Pam Rose, left, waits to toss flowers during the final pass over her mother, Charlene Groat's manmade memorial reef. Eternal Reefs, based in Decatur, Ga., is a company that creates artificial reef balls made with human remains to create an environmentally friendly resting ground. Erik Kellar/Staff

Eternal Reefs will provide the families with the exact longitude and latitude of their loved one's reef ball in case they want to visit. Some held a bronze plaque with the dead person's name or a saying.

Robin Fannin's plaque said "Robin was not finished with life." The adventurous 31-year old aircraft mechanic from Indianapolis died from leukemia Oct. 23.

After the reef balls were deployed, Don Brawley, president of Eternal Reefs, relayed a message from one of the divers that "big schools of fish were already moving in," he said excitedly. Everyone smiled.

Thunder then boomed and lightning flashed.

He hurriedly read "The Sea," a poem by John F. Kennedy. Aside from the waves lapping and the hum of the engine, all was quiet. The family members wiped their eyes then tossed bouquets into the water and snapped photographs of the pink roses and purple carnations bobbing away into the gulf's green horizon.

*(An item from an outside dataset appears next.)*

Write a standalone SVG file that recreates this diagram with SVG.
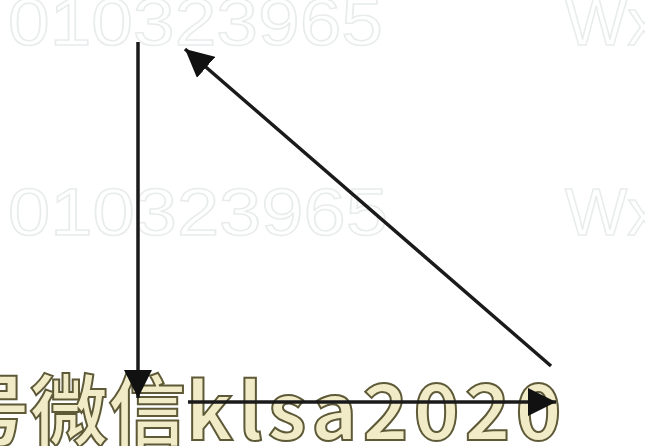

Debby Bender, who was at the tip of the bow the whole trip beside her mother and father, tossed her special yellow rose and quickly grabbed her hand-held video camera to capture the moment.

Rain began to fall and pushed the group inside.

"It's bittersweet," said Debby Bender. "For the last nine months, this is what I've been focusing on. It's closure but it's like now what are you going to do ... I could have stayed out there the whole time. It'd never be enough time but you have to say goodbye sometime."

When the rain stopped, she returned to the bow and kept watch with her videocamera. She plans to return next year to dive near her husband's reef.

She wants to check up on him, she said.